2. Post-election, coordinate formation.
3. Scale, metrics: election time, formation stability.
4. Reflection.

In [None]:
# Step 1: Bully Election (simplified, IDs 1-10, highest wins)
class BullyElection:
    def __init__(self, agent_id):
        self.id = agent_id
        self.state = 'alive'  # alive, candidate, defeated
        self.messages = []  # Simulate comm
    
    def election_phase(self, all_agents):
        # Broadcast election if alive
        if self.state == 'alive':
            self.state = 'candidate'
            for agent in all_agents:
                if agent.id > self.id and agent.state != 'defeated':
                    agent.messages.append(('election', self.id))
        
        # Handle messages
        for msg_type, sender_id in self.messages:
            if msg_type == 'election' and sender_id > self.id:
                self.state = 'defeated'
            elif msg_type == 'victory':
                self.state = 'follower'
        self.messages = []
        
        if all(a.state != 'candidate' for a in all_agents if a.id != self.id):
            if self.state == 'candidate':
                for a in all_agents:
                    a.messages.append(('victory', self.id))
                self.state = 'leader'

# Sim election
agents = [BullyElection(i) for i in range(1,6)]
for round in range(10):  # Max rounds
    for agent in agents:
        agent.election_phase(agents)
    if any(a.state == 'leader' for a in agents): break
leader_id = next(a.id for a in agents if a.state == 'leader')
print(f'Leader: {leader_id}')

# Step 2: Formation (line behind leader)
# Assign positions based on ID order, use boids to maintain
# ... extend boids with target positions

# Step 3: Scaling - repeat for n=10,20, measure rounds for election

# Reflection: Bully pros: simple, decentralized; cons: high msg overhead for large n. Nature-inspired: low comm, emergent; cons: no guarantee on leader quality. Superior: Bully for critical systems needing quick consensus; boids for robust swarms.

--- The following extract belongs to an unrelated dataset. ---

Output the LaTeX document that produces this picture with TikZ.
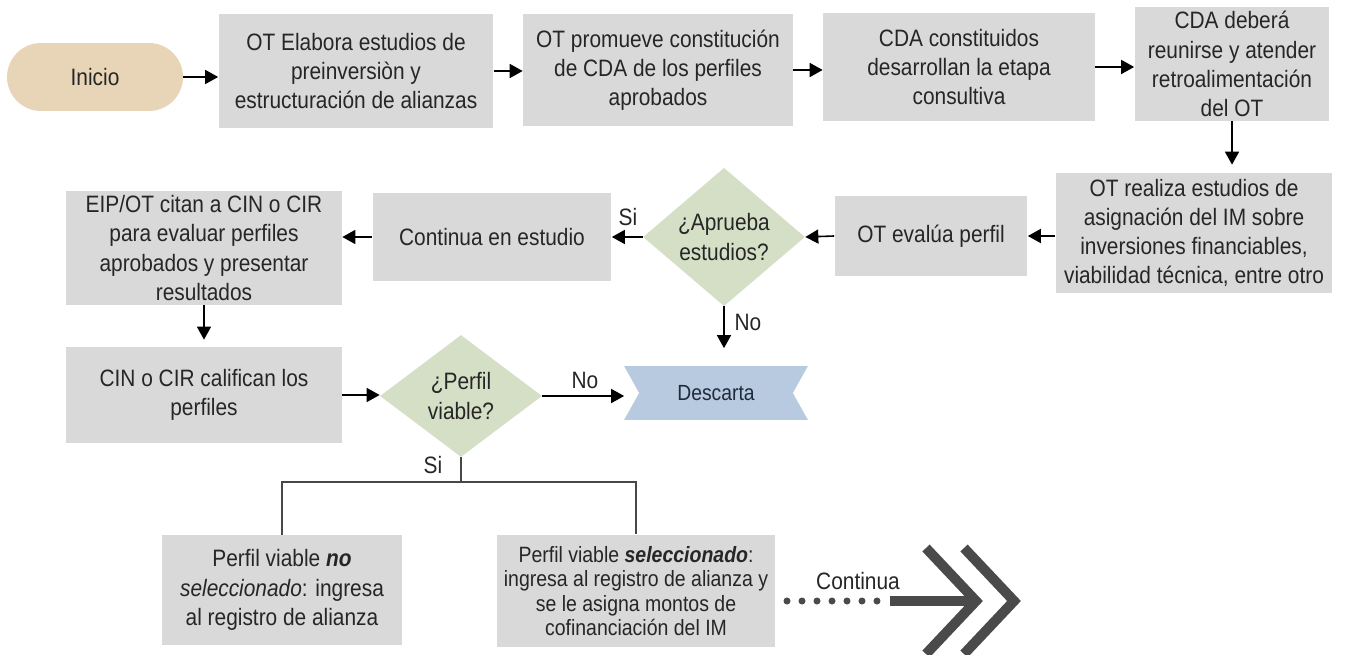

## Assignment 3: B - MARL for Level-Based Foraging

Use ir-sim grid map with levels (1-3 items). Agents collect, upgrade. Use simple QMIX-like (torch) or independent PPO.

Steps:
1. Setup foraging env.
2. Implement MARL (independent learners).
3. Scale 5-20 agents, metrics: total collected, time to max level, collisions.
4. Reflection: Scalability issues with non-coop.

In [None]:
# Step 1: Foraging Env (grid with items)
class ForagingEnv(Env):
    # Similar to CircleEnv, but multi-agent, state includes item levels
    # Items on map, agents carry level, collect if match/lower
    pass  # Define: obs per agent (pos, inventory, local map), action move/collect

# Step 2: MARL Training (Independent PPO)
n_agents = 5
models = [PPO('MlpPolicy', ForagingEnv()) for _ in range(n_agents)]
for model in models:
    model.learn(10000)

# Step 3: Sim & Scale
def eval_foraging(n):
    # Load models, sim, track collected items sum
    pass

for n in [5,10,20]:
    score = eval_foraging(n)
    print(f'N={n}: Total collected {score}')

# Reflection: Independent MARL scales poorly due to non-stationarity; centralized critic (QMIX) better for coop. Performance drops with density.